#### Data segment
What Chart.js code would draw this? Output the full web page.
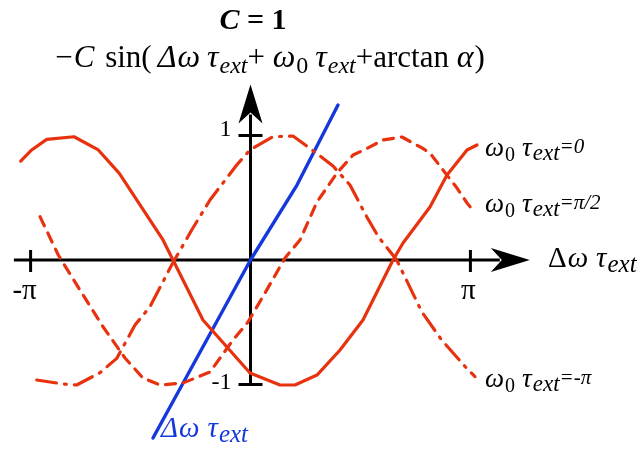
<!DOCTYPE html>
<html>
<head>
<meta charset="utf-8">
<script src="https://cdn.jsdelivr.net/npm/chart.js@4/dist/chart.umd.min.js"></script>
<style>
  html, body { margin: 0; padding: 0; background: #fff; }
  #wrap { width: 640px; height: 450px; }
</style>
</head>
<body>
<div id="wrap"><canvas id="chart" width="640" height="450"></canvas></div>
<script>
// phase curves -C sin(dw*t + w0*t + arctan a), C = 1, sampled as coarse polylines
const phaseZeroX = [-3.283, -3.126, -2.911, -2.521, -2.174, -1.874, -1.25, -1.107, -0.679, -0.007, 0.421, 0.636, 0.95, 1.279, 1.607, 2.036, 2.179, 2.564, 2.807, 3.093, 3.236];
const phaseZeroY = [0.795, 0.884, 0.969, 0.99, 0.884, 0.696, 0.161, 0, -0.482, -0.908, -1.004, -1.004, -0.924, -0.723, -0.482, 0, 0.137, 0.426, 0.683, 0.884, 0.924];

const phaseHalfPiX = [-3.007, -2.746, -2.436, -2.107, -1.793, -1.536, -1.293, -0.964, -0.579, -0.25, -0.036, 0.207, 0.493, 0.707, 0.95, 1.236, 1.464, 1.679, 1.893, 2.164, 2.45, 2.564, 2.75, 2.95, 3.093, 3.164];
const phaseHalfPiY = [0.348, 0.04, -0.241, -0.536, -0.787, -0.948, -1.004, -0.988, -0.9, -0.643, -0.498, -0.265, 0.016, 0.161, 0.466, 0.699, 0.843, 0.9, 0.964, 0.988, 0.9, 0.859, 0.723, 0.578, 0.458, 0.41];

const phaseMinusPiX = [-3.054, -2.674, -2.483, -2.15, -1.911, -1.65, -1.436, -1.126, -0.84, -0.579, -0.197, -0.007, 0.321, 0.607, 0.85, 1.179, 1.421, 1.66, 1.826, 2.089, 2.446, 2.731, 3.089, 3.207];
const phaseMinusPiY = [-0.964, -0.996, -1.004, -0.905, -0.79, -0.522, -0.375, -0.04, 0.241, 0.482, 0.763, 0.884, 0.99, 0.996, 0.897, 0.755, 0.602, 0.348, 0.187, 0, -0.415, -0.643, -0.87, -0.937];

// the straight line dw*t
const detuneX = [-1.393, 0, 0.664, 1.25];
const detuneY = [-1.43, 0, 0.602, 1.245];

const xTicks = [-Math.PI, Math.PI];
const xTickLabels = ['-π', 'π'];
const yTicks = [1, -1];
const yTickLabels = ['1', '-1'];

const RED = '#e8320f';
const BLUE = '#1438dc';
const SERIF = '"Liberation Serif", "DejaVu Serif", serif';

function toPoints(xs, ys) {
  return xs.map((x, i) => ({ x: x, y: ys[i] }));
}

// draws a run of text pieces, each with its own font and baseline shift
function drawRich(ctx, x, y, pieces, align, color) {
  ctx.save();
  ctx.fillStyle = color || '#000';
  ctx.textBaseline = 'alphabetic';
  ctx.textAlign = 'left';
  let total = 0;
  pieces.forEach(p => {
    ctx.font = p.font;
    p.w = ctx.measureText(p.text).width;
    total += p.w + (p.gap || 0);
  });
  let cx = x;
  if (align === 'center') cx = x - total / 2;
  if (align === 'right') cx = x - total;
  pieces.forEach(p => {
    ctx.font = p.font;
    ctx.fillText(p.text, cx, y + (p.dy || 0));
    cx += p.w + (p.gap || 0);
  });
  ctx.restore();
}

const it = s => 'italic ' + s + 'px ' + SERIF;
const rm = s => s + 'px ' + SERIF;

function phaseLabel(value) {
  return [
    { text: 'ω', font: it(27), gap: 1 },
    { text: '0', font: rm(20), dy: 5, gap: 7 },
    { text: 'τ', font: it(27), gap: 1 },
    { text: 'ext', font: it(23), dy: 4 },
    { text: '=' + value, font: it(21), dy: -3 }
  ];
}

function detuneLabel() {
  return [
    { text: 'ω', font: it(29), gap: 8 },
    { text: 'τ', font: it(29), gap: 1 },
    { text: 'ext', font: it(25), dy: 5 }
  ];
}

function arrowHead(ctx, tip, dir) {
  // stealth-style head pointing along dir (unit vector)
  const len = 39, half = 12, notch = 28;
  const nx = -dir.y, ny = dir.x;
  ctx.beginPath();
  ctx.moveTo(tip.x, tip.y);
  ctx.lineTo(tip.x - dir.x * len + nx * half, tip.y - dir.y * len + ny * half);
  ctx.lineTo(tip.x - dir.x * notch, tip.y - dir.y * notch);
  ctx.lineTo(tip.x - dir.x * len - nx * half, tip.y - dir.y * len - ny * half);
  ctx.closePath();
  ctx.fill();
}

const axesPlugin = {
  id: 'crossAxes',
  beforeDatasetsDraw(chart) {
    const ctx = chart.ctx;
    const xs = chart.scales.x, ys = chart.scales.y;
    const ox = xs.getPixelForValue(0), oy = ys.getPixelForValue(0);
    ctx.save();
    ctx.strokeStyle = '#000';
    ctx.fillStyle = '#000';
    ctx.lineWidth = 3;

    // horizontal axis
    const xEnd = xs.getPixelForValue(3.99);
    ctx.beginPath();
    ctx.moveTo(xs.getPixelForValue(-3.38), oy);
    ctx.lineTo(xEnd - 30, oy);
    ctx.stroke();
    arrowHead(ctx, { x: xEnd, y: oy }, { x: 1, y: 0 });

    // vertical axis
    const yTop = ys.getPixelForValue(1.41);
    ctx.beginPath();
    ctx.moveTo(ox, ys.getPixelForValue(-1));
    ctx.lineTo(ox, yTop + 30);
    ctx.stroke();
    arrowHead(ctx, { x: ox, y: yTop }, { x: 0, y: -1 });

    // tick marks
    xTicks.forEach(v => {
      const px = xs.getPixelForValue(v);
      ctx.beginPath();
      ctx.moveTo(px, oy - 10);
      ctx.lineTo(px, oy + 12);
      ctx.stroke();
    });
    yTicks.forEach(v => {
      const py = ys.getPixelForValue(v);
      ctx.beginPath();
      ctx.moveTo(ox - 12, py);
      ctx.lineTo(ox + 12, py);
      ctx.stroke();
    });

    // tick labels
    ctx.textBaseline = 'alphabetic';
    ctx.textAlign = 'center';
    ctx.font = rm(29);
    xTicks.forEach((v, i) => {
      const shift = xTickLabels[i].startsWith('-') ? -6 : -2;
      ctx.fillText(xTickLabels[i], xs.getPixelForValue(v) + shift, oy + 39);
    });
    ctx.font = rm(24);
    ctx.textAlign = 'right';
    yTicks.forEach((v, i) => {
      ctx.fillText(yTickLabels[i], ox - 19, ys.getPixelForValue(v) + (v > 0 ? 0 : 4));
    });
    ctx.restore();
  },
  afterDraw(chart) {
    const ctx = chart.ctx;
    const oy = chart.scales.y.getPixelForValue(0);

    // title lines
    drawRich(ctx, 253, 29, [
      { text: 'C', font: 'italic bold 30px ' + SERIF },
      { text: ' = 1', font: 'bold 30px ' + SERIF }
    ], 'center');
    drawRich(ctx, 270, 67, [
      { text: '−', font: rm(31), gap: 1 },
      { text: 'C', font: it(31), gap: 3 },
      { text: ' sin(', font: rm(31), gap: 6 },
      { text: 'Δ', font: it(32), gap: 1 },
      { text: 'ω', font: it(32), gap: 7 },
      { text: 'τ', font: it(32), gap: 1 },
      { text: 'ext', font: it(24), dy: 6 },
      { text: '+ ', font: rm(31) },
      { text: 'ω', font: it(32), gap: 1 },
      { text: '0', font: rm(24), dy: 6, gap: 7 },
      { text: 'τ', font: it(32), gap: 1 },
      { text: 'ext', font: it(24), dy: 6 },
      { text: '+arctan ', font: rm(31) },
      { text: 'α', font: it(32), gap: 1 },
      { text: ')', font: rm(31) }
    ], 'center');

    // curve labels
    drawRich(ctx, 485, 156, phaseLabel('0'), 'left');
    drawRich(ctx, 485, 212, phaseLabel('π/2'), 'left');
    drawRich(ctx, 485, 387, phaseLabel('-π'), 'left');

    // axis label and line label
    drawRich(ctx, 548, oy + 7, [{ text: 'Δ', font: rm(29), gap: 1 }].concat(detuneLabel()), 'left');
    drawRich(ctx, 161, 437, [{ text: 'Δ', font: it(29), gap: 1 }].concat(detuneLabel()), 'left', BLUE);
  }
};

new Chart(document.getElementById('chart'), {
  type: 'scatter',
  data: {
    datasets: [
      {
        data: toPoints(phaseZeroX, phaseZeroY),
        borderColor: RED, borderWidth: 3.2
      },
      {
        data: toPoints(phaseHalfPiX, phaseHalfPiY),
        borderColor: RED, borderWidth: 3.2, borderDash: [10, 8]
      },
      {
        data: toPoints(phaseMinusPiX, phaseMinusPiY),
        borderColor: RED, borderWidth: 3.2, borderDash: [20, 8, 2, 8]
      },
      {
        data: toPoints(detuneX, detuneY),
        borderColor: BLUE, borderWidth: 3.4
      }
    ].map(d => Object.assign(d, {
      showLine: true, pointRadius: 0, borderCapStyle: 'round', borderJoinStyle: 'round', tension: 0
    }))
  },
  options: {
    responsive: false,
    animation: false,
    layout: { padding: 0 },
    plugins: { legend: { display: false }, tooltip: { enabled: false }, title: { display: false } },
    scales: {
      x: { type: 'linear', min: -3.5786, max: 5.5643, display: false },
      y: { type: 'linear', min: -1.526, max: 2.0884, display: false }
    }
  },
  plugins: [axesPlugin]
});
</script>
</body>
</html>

#### Given task
Starting at the top of the listing above, reproduce each line up to and including the one with "0.683, 0.884, 0.924];"; omit the pictures.

#### Result below
What Chart.js code would draw this? Output the full web page.
<!DOCTYPE html>
<html>
<head>
<meta charset="utf-8">
<script src="https://cdn.jsdelivr.net/npm/chart.js@4/dist/chart.umd.min.js"></script>
<style>
  html, body { margin: 0; padding: 0; background: #fff; }
  #wrap { width: 640px; height: 450px; }
</style>
</head>
<body>
<div id="wrap"><canvas id="chart" width="640" height="450"></canvas></div>
<script>
// phase curves -C sin(dw*t + w0*t + arctan a), C = 1, sampled as coarse polylines
const phaseZeroX = [-3.283, -3.126, -2.911, -2.521, -2.174, -1.874, -1.25, -1.107, -0.679, -0.007, 0.421, 0.636, 0.95, 1.279, 1.607, 2.036, 2.179, 2.564, 2.807, 3.093, 3.236];
const phaseZeroY = [0.795, 0.884, 0.969, 0.99, 0.884, 0.696, 0.161, 0, -0.482, -0.908, -1.004, -1.004, -0.924, -0.723, -0.482, 0, 0.137, 0.426, 0.683, 0.884, 0.924];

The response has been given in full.